▸ **What this task involves**:
Retype only the lines running from the beginning of the entries below to the line with "MAIN_BOTTOM = 560", both included. Do not include pictures.

------ Given entries

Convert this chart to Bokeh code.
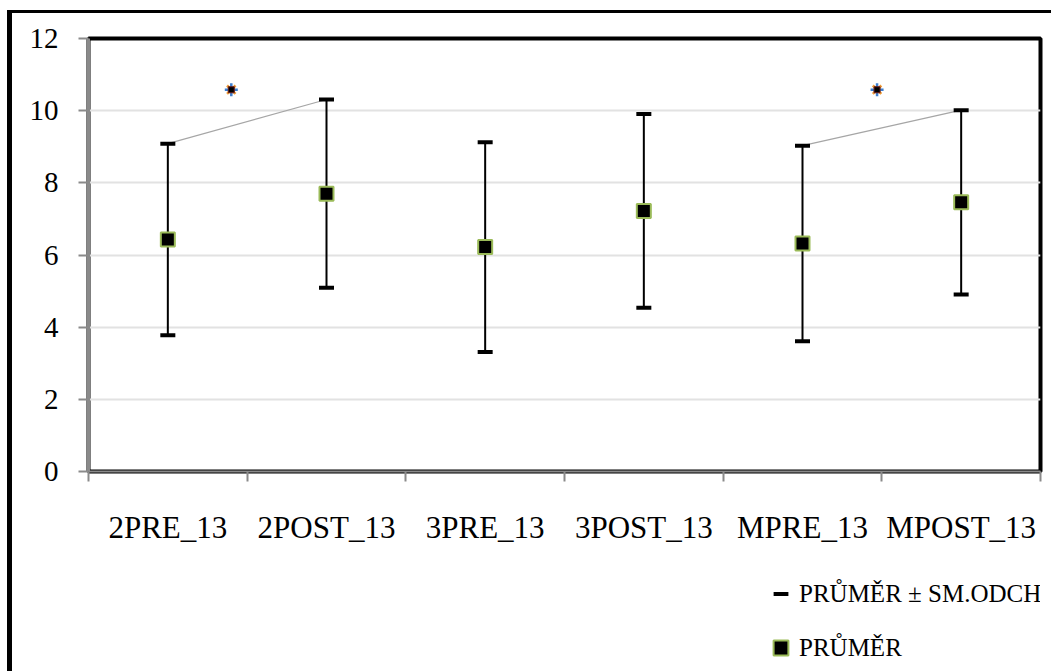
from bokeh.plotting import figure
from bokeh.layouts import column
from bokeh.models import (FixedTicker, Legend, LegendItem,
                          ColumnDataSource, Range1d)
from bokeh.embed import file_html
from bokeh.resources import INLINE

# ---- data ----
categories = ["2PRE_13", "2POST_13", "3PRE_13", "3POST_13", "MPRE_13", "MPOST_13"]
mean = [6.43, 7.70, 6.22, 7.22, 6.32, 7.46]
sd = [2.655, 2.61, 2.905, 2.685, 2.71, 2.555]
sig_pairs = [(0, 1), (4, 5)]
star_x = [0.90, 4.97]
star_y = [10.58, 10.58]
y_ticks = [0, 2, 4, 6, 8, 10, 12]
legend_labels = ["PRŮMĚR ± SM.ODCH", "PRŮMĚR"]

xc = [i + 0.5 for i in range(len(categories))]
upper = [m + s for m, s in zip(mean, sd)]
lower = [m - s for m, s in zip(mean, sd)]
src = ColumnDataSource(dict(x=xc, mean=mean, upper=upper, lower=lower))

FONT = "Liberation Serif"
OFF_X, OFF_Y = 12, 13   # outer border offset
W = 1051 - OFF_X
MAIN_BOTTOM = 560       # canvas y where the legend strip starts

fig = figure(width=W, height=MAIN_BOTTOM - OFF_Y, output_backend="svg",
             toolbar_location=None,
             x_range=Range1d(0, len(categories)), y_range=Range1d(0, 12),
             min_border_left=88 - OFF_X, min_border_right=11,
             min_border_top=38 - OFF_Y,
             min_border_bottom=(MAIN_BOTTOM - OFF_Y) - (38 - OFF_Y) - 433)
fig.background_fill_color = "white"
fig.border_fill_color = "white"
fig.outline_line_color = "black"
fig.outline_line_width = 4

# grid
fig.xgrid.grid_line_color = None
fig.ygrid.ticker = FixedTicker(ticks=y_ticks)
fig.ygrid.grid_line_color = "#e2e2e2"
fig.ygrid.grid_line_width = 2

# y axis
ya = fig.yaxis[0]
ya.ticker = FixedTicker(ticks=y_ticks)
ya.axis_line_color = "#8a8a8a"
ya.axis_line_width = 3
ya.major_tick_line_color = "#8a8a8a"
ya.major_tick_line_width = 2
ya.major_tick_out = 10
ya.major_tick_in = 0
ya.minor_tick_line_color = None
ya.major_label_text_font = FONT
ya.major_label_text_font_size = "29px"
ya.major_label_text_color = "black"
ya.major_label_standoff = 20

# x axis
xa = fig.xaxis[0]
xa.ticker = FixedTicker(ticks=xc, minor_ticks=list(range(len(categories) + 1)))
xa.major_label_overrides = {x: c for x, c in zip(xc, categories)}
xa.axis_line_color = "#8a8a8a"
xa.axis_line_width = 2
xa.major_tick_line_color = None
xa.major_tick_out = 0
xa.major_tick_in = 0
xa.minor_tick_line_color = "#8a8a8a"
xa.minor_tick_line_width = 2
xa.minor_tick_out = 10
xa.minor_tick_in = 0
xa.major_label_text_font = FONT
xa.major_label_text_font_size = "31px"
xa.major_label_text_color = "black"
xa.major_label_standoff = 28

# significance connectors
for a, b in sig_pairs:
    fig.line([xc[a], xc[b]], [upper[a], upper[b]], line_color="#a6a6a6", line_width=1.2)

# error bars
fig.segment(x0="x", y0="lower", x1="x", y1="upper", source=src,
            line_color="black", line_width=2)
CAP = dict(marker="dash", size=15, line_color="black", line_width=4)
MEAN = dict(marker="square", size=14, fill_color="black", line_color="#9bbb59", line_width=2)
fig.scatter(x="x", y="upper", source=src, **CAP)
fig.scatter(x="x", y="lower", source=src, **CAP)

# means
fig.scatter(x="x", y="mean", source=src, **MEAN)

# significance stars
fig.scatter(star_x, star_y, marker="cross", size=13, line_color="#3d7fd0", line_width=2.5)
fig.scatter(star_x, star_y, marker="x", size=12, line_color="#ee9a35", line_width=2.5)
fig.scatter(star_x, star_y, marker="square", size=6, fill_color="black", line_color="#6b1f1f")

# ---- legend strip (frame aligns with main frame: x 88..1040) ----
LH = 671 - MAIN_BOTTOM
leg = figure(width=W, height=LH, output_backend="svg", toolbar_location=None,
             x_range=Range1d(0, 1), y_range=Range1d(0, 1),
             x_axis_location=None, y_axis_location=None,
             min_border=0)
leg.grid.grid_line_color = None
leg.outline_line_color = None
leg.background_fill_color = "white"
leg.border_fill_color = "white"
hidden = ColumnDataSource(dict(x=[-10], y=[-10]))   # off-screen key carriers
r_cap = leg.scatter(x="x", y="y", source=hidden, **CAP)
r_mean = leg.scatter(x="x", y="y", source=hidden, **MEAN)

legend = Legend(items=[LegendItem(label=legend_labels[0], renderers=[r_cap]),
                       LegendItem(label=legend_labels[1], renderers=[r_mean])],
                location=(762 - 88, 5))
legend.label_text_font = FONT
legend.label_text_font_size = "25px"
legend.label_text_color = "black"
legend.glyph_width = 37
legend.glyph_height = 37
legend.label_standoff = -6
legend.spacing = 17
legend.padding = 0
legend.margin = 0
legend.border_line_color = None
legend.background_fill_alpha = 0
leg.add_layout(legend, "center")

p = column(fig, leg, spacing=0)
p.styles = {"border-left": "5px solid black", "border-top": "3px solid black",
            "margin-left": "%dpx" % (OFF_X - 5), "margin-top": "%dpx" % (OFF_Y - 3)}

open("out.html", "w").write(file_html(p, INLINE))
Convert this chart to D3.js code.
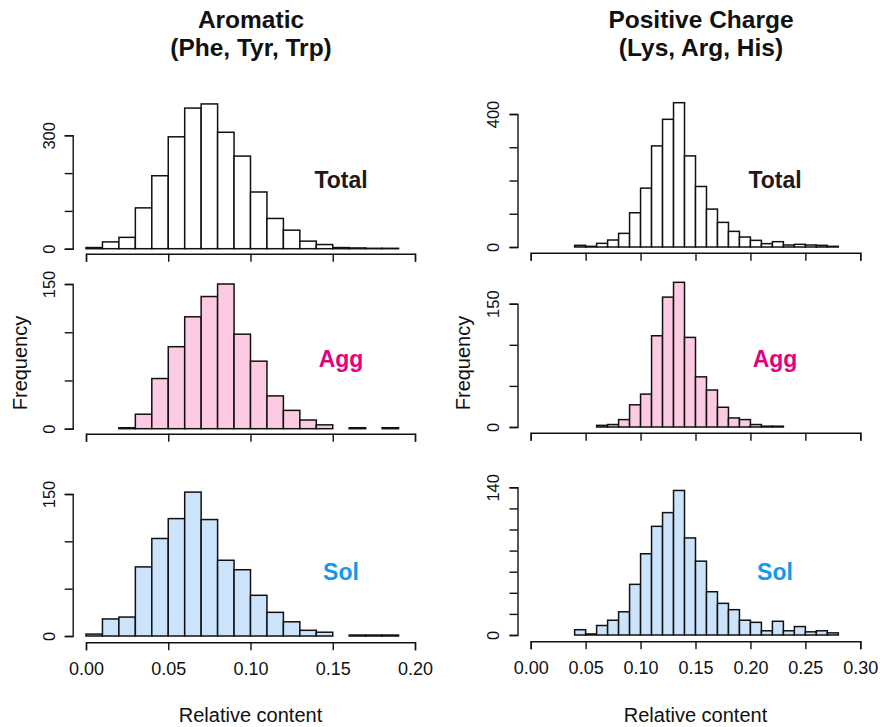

------------

▸ **Response for this exercise**:
Convert this chart to Bokeh code.
from bokeh.plotting import figure
from bokeh.layouts import column
from bokeh.models import (FixedTicker, Legend, LegendItem,
                          ColumnDataSource, Range1d)
from bokeh.embed import file_html
from bokeh.resources import INLINE

# ---- data ----
categories = ["2PRE_13", "2POST_13", "3PRE_13", "3POST_13", "MPRE_13", "MPOST_13"]
mean = [6.43, 7.70, 6.22, 7.22, 6.32, 7.46]
sd = [2.655, 2.61, 2.905, 2.685, 2.71, 2.555]
sig_pairs = [(0, 1), (4, 5)]
star_x = [0.90, 4.97]
star_y = [10.58, 10.58]
y_ticks = [0, 2, 4, 6, 8, 10, 12]
legend_labels = ["PRŮMĚR ± SM.ODCH", "PRŮMĚR"]

xc = [i + 0.5 for i in range(len(categories))]
upper = [m + s for m, s in zip(mean, sd)]
lower = [m - s for m, s in zip(mean, sd)]
src = ColumnDataSource(dict(x=xc, mean=mean, upper=upper, lower=lower))

FONT = "Liberation Serif"
OFF_X, OFF_Y = 12, 13   # outer border offset
W = 1051 - OFF_X
MAIN_BOTTOM = 560       # canvas y where the legend strip starts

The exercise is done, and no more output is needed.